■ YOUR OBJECTIVE:
Everything from the first line down to the line containing "['0.2', '0.5', '1.0', '2.0', '5.0'];" is to be retyped exactly, both ends included, with pictures left out.

■ PROVIDED MATERIAL:
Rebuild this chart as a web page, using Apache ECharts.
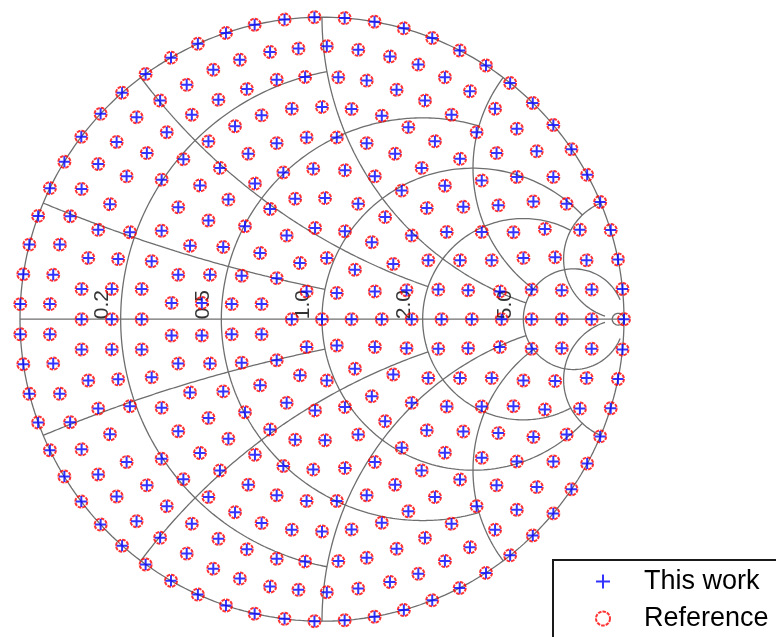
<!DOCTYPE html>
<html>
<head>
<meta charset="utf-8">
<title>Smith chart nodes</title>
<script src="https://cdn.jsdelivr.net/npm/echarts@6/dist/echarts.min.js"></script>
<style>
  html, body { margin: 0; padding: 0; background: #ffffff; }
  #chart { width: 776px; height: 637px; }
</style>
</head>
<body>
<div id="chart"></div>
<script>
// ---- Smith chart grid definition (normalised impedance) ----
const resistanceValues = [0.2, 0.5, 1, 2, 5, 50];
const resistanceClip   = [1, 2, 5, 5, 30, Infinity];   // |x| limit of each circle
const reactanceValues  = [0.2, 0.5, 1, 2, 5];
const reactanceClip    = [1, 2, 5, 5, 30];             // r limit of each arc
const labelResistance  = [0.2, 0.5, 1, 2, 5];
const labelText        = ['0.2', '0.5', '1.0', '2.0', '5.0'];

// ---- node set, reflection coefficient [Re, Im] ----
const rimUpper = [
  [1.000, 0.000], [0.995, 0.100], [0.980, 0.198], [0.956, 0.295], [0.921, 0.388],
  [0.878, 0.478], [0.826, 0.563], [0.766, 0.643], [0.698, 0.716], [0.623, 0.782],
  [0.543, 0.840], [0.456, 0.890], [0.365, 0.931], [0.271, 0.963], [0.174, 0.985],
  [0.075, 0.997], [-0.025, 1.000], [-0.124, 0.992], [-0.223, 0.975], [-0.318, 0.948],
  [-0.411, 0.912], [-0.500, 0.866], [-0.584, 0.812], [-0.662, 0.750], [-0.733, 0.680],
  [-0.797, 0.604], [-0.853, 0.521], [-0.901, 0.434], [-0.940, 0.342], [-0.969, 0.247],
  [-0.989, 0.149], [-0.999, 0.050]
];
const rimLower = [
  [0.995, -0.100], [0.980, -0.198], [0.956, -0.295], [0.921, -0.388],
  [0.878, -0.478], [0.826, -0.563], [0.766, -0.643], [0.698, -0.716], [0.623, -0.782],
  [0.543, -0.840], [0.456, -0.890], [0.365, -0.931], [0.271, -0.963], [0.174, -0.985],
  [0.075, -0.997], [-0.025, -1.000], [-0.124, -0.992], [-0.223, -0.975], [-0.318, -0.948],
  [-0.411, -0.912], [-0.500, -0.866], [-0.584, -0.812], [-0.662, -0.750], [-0.733, -0.680],
  [-0.797, -0.604], [-0.853, -0.521], [-0.901, -0.434], [-0.940, -0.342], [-0.969, -0.247],
  [-0.989, -0.149], [-0.999, -0.050]
];
const innerUpper = [
  [0.016, 0.904], [-0.172, 0.885], [-0.078, 0.896], [-0.272, 0.859], [-0.360, 0.826],
  [-0.150, 0.793], [-0.056, 0.802], [-0.448, 0.776], [-0.249, 0.762], [-0.343, 0.727],
  [-0.536, 0.724], [0.000, 0.703], [-0.100, 0.697], [-0.431, 0.677], [-0.200, 0.675],
  [-0.614, 0.669], [-0.288, 0.639], [-0.514, 0.619], [-0.051, 0.602], [-0.680, 0.587],
  [-0.376, 0.589], [-0.150, 0.583], [-0.580, 0.550], [-0.244, 0.548], [-0.459, 0.530],
  [-0.741, 0.514], [-0.338, 0.501], [-0.029, 0.498], [-0.128, 0.486], [-0.647, 0.473],
  [-0.531, 0.462], [-0.222, 0.449], [-0.404, 0.443], [-0.796, 0.431], [-0.702, 0.381],
  [-0.310, 0.396], [-0.089, 0.399], [0.010, 0.401], [-0.476, 0.371], [-0.172, 0.365],
  [-0.834, 0.341], [-0.376, 0.327], [-0.255, 0.308], [-0.023, 0.302], [-0.741, 0.296],
  [-0.531, 0.293], [-0.636, 0.288], [-0.117, 0.277], [-0.868, 0.247], [-0.437, 0.243],
  [-0.327, 0.239], [-0.205, 0.219], [-0.774, 0.203], [-0.675, 0.199], [-0.564, 0.192],
  [0.016, 0.203], [-0.073, 0.186], [-0.890, 0.147], [-0.476, 0.147], [-0.371, 0.147],
  [-0.266, 0.144], [-0.150, 0.136], [-0.796, 0.100], [-0.696, 0.100], [-0.597, 0.100],
  [-0.051, 0.092], [-0.901, 0.050], [-0.498, 0.054], [-0.398, 0.054], [-0.299, 0.050],
  [-0.200, 0.050],
  [0.120, 0.892], [0.225, 0.870], [0.319, 0.843], [0.054, 0.801], [0.148, 0.790],
  [0.407, 0.801], [0.247, 0.760], [0.490, 0.755], [0.341, 0.724], [0.098, 0.696],
  [0.198, 0.674], [0.429, 0.677], [0.573, 0.697], [0.286, 0.636], [0.645, 0.631],
  [0.049, 0.602], [0.512, 0.619], [0.148, 0.583], [0.374, 0.589], [0.711, 0.556],
  [0.242, 0.548], [0.457, 0.531], [0.578, 0.550], [0.076, 0.493], [0.330, 0.501],
  [0.175, 0.473], [0.529, 0.459], [0.645, 0.471], [0.766, 0.471], [0.407, 0.442],
  [0.264, 0.426], [0.120, 0.382], [0.347, 0.368], [0.468, 0.372], [0.584, 0.377],
  [0.700, 0.390], [0.810, 0.382], [0.209, 0.338], [0.076, 0.291], [0.297, 0.277],
  [0.413, 0.289], [0.529, 0.289], [0.634, 0.288], [0.738, 0.299], [0.854, 0.296],
  [0.165, 0.255], [0.109, 0.164], [0.236, 0.183], [0.352, 0.195], [0.457, 0.195],
  [0.562, 0.195], [0.667, 0.203], [0.772, 0.205], [0.876, 0.195], [0.049, 0.087],
  [0.175, 0.092], [0.280, 0.096], [0.385, 0.098], [0.484, 0.096], [0.589, 0.092],
  [0.694, 0.098], [0.794, 0.096], [0.893, 0.098]
];
const innerLower = [
  [0.016, -0.904], [-0.172, -0.885], [-0.078, -0.896], [-0.272, -0.859], [-0.360, -0.826],
  [-0.150, -0.793], [-0.056, -0.802], [-0.448, -0.776], [-0.249, -0.762], [-0.343, -0.727],
  [-0.536, -0.724], [0.000, -0.703], [-0.100, -0.697], [-0.431, -0.677], [-0.200, -0.675],
  [-0.614, -0.669], [-0.288, -0.639], [-0.514, -0.619], [-0.051, -0.602], [-0.680, -0.587],
  [-0.376, -0.589], [-0.150, -0.583], [-0.580, -0.550], [-0.244, -0.548], [-0.459, -0.530],
  [-0.741, -0.514], [-0.338, -0.501], [-0.029, -0.498], [-0.128, -0.486], [-0.647, -0.473],
  [-0.531, -0.462], [-0.222, -0.449], [-0.404, -0.443], [-0.796, -0.431], [-0.702, -0.381],
  [-0.310, -0.396], [-0.089, -0.399], [0.010, -0.401], [-0.476, -0.371], [-0.172, -0.365],
  [-0.834, -0.341], [-0.376, -0.327], [-0.255, -0.308], [-0.023, -0.302], [-0.741, -0.296],
  [-0.531, -0.293], [-0.636, -0.288], [-0.117, -0.277], [-0.868, -0.247], [-0.437, -0.243],
  [-0.327, -0.239], [-0.205, -0.219], [-0.774, -0.203], [-0.675, -0.199], [-0.564, -0.192],
  [0.016, -0.203], [-0.073, -0.186], [-0.890, -0.147], [-0.476, -0.147], [-0.371, -0.147],
  [-0.266, -0.144], [-0.150, -0.136], [-0.796, -0.100], [-0.696, -0.100], [-0.597, -0.100],
  [-0.051, -0.092], [-0.901, -0.050], [-0.498, -0.054], [-0.398, -0.054], [-0.299, -0.050],
  [-0.200, -0.050],
  [0.120, -0.892], [0.225, -0.870], [0.319, -0.843], [0.054, -0.801], [0.148, -0.790],
  [0.407, -0.801], [0.247, -0.760], [0.490, -0.755], [0.341, -0.724], [0.098, -0.696],
  [0.198, -0.674], [0.429, -0.677], [0.573, -0.697], [0.286, -0.636], [0.645, -0.631],
  [0.049, -0.602], [0.512, -0.619], [0.148, -0.583], [0.374, -0.589], [0.711, -0.556],
  [0.242, -0.548], [0.457, -0.531], [0.578, -0.550], [0.076, -0.493], [0.330, -0.501],
  [0.175, -0.473], [0.529, -0.459], [0.645, -0.471], [0.766, -0.471], [0.407, -0.442],
  [0.264, -0.426], [0.120, -0.382], [0.347, -0.368], [0.468, -0.372], [0.584, -0.377],
  [0.700, -0.390], [0.810, -0.382], [0.209, -0.338], [0.076, -0.291], [0.297, -0.277],
  [0.413, -0.289], [0.529, -0.289], [0.634, -0.288], [0.738, -0.299], [0.854, -0.296],
  [0.165, -0.255], [0.109, -0.164], [0.236, -0.183], [0.352, -0.195], [0.457, -0.195],
  [0.562, -0.195], [0.667, -0.203], [0.772, -0.205], [0.876, -0.195], [0.049, -0.087],
  [0.175, -0.092], [0.280, -0.096], [0.385, -0.098], [0.484, -0.096], [0.589, -0.092],
  [0.694, -0.098], [0.794, -0.096], [0.893, -0.098]
];
const axisRe = [-0.796, -0.696, -0.597, -0.100, 0.000, 0.098, 0.198, 0.297, 0.396, 0.496, 0.595, 0.694, 0.794, 0.893];

// Both result sets coincide node for node
const referenceNodes = [].concat(rimUpper, rimLower, innerUpper, innerLower, axisRe.map(v => [v, 0]));
const thisWorkNodes = referenceNodes;

// ---- geometry helpers ----
function gamma(r, x) {
  const d = (r + 1) * (r + 1) + x * x;
  return [(r * r + x * x - 1) / d, (2 * x) / d];
}

function resistanceCurve(r, clip) {
  const c = r / (1 + r), R = 1 / (1 + r);
  let phi0 = 0;
  if (isFinite(clip)) {
    const g = gamma(r, clip);
    phi0 = Math.atan2(g[1], g[0] - c);
  }
  const pts = [];
  const n = 360;
  for (let i = 0; i <= n; i++) {
    const phi = phi0 + (2 * Math.PI - 2 * phi0) * i / n;
    pts.push([c + R * Math.cos(phi), R * Math.sin(phi)]);
  }
  return pts;
}

function reactanceCurve(x, clip, sign) {
  const cy = 1 / x, R = 1 / x;
  const g0 = gamma(0, x), g1 = gamma(clip, x);
  let a0 = Math.atan2(g0[1] - cy, g0[0] - 1);
  let a1 = Math.atan2(g1[1] - cy, g1[0] - 1);
  if (a0 < 0) a0 += 2 * Math.PI;
  if (a1 < 0) a1 += 2 * Math.PI;
  const pts = [];
  const n = 240;
  for (let i = 0; i <= n; i++) {
    const a = a0 + (a1 - a0) * i / n;
    pts.push([1 + R * Math.cos(a), sign * (cy + R * Math.sin(a))]);
  }
  return pts;
}

const gridStyle = { color: '#6e6e6e', width: 1.3 };
function gridSeries(points) {
  return {
    type: 'line', data: points, showSymbol: false, symbol: 'none',
    silent: true, clip: false, z: 1, animation: false,
    lineStyle: gridStyle
  };
}

const series = [];
series.push(gridSeries(resistanceCurve(0, Infinity)));      // outer boundary |Γ| = 1
series.push(gridSeries([[-1, 0], [1, 0]]));                   // real axis
resistanceValues.forEach((r, i) => series.push(gridSeries(resistanceCurve(r, resistanceClip[i]))));
reactanceValues.forEach((x, i) => {
  series.push(gridSeries(reactanceCurve(x, reactanceClip[i], 1)));
  series.push(gridSeries(reactanceCurve(x, reactanceClip[i], -1)));
});

// resistance labels along the real axis
series.push({
  type: 'scatter', silent: true, z: 2, animation: false,
  symbolSize: 1, itemStyle: { color: 'rgba(0,0,0,0)' },
  data: labelResistance.map(r => [(r - 1) / (r + 1), 0]),
  label: {
    show: true, position: 'left', distance: 18, rotate: 90,
    align: 'left', verticalAlign: 'middle',
    formatter: p => labelText[p.dataIndex],
    color: '#000', fontSize: 21, fontFamily: 'Liberation Sans, Arial, sans-serif'
  }
});

const plusPath = 'path://M0,5L10,5M5,0L5,10';
const refStyle = { color: 'rgba(0,0,0,0)', borderColor: '#ff0000', borderWidth: 2, borderType: [3.6, 1] };
const workStyle = { color: 'rgba(0,0,0,0)', borderColor: '#0000ff', borderWidth: 2 };

series.push({
  name: 'Reference', type: 'scatter', z: 3, silent: true, animation: false,
  symbol: 'circle', symbolSize: 12, itemStyle: refStyle,
  data: referenceNodes
});
series.push({
  name: 'This work', type: 'scatter', z: 4, silent: true, animation: false,
  symbol: plusPath, symbolSize: 11, itemStyle: workStyle,
  data: thisWorkNodes
});

const chart = echarts.init(document.getElementById('chart'), null, { renderer: 'canvas' });
chart.setOption({
  backgroundColor: '#ffffff',
  animation: false,
  grid: { left: 20, top: 17.2, width: 604, height: 604, outerBoundsMode: 'none' },
  xAxis: { type: 'value', min: -1, max: 1, show: false },
  yAxis: { type: 'value', min: -1, max: 1, show: false },
  legend: {
    orient: 'vertical', left: 553, top: 560, width: 200, height: 90,
    padding: [8, 40, 30, 42],
    itemWidth: 14, itemHeight: 14, itemGap: 10,
    backgroundColor: '#ffffff', borderColor: '#1a1a1a', borderWidth: 2,
    selectedMode: false,
    textStyle: {
      fontSize: 27, lineHeight: 27, color: '#000', padding: [0, 0, 0, 29],
      fontFamily: 'Liberation Sans, Arial, sans-serif'
    },
    data: [
      { name: 'This work', icon: plusPath, itemStyle: workStyle },
      { name: 'Reference', icon: 'circle', itemStyle: refStyle }
    ]
  },
  series: series
});
</script>
</body>
</html>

■ FINAL ANSWER:
Rebuild this chart as a web page, using Apache ECharts.
<!DOCTYPE html>
<html>
<head>
<meta charset="utf-8">
<title>Smith chart nodes</title>
<script src="https://cdn.jsdelivr.net/npm/echarts@6/dist/echarts.min.js"></script>
<style>
  html, body { margin: 0; padding: 0; background: #ffffff; }
  #chart { width: 776px; height: 637px; }
</style>
</head>
<body>
<div id="chart"></div>
<script>
// ---- Smith chart grid definition (normalised impedance) ----
const resistanceValues = [0.2, 0.5, 1, 2, 5, 50];
const resistanceClip   = [1, 2, 5, 5, 30, Infinity];   // |x| limit of each circle
const reactanceValues  = [0.2, 0.5, 1, 2, 5];
const reactanceClip    = [1, 2, 5, 5, 30];             // r limit of each arc
const labelResistance  = [0.2, 0.5, 1, 2, 5];
const labelText        = ['0.2', '0.5', '1.0', '2.0', '5.0'];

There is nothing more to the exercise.